Another question is whether the cloud can completely gobble up telecoms networks, notes Stéphane Téral of LightCounting, another consultancy. Controlling a 5G base station is hugely complex and involves keeping tabs on hundreds of parameters. The more flexible a carrier wants to be, the more complicated things get. At least for some time, the necessary control software may need to run on specialised gear near the antenna rather than on generalist servers in faraway data centres.
Then there are the political and financial barriers. European governments fret that America’s spooks will have even more access to their country’s networks if these run in American clouds (Europe has none of its own and is understandably even warier of Chinese ones).
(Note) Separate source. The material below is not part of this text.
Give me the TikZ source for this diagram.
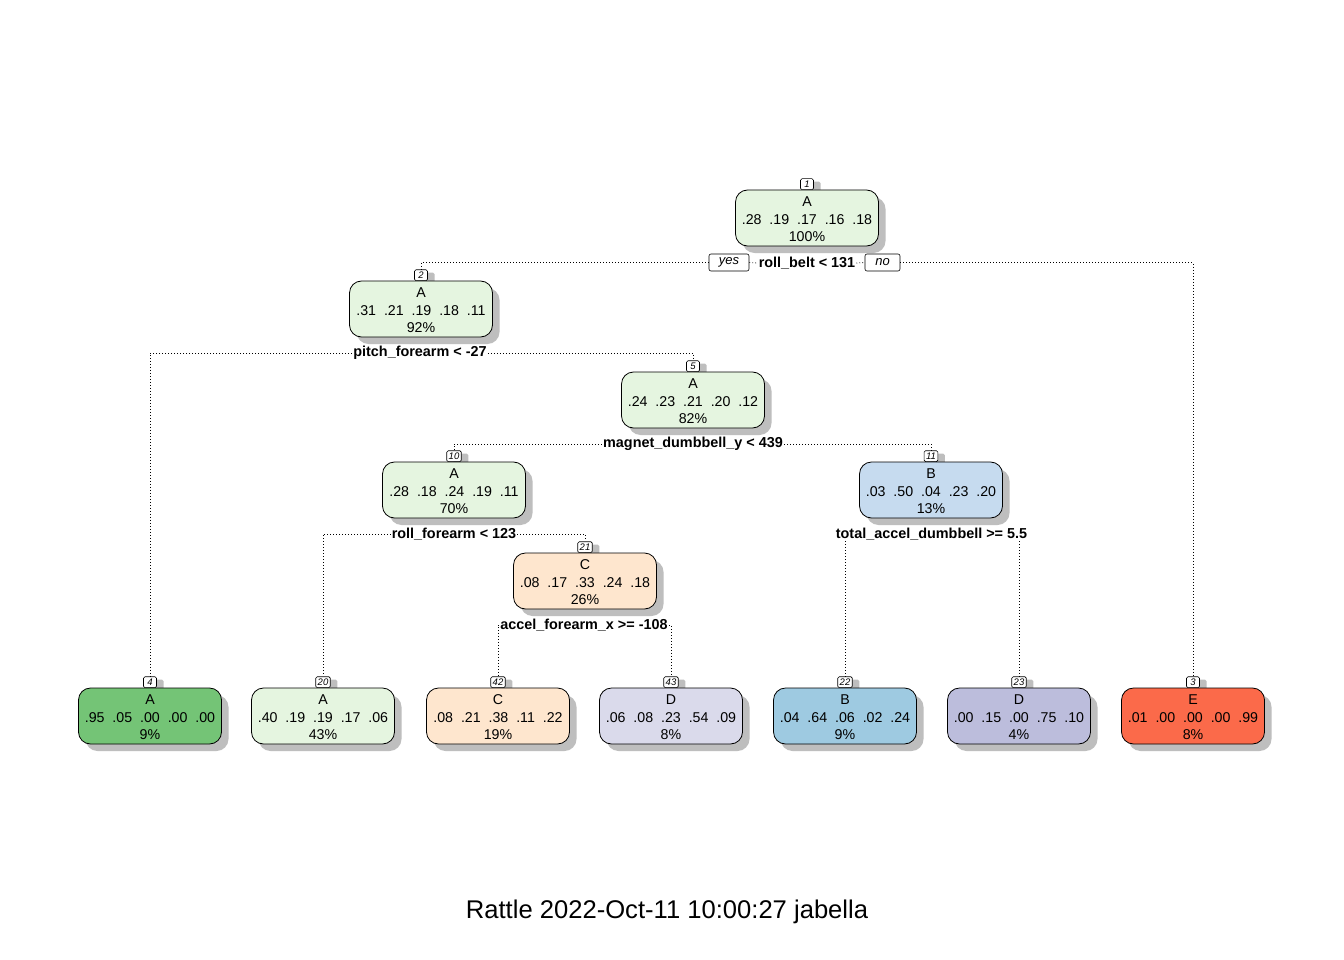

Carriers, in Europe and elsewhere, fear losing business to the tech giants like Amazon, Google or Microsoft, which have already skimmed most of the value generated by 4G mobile technology. “If all this is not financially interesting for [telecoms firms], they will try something else,” says Michael Trabbia, chief technology officer of Orange, a French mobile operator.
However all this plays out, the telecoms business will look very different a few years from now. The contest for control of the telecoms cloud, and particularly its “edge” (tech speak for what remains of the base station) will only heat up. Whoever is in charge of these digital gates will have the fastest access to consumers and their data, the main currency in a world of new wireless services, from self-driving cars to virtual-reality metaverses.
The cloud businesses have the technological edge for now, and will try to eat as much of wireless networks as possible. The operators have relationships with customers, know how to manage networks and own the requisite radio spectrum. Eventually, cloud providers and network operators will probably come to some kind of agreement. In the new world of mobile telecoms, neither can do without the other.
Editor’s note: this article has been updated to take in the decision by AT&T and Verizon to delay switching on their 5G networks.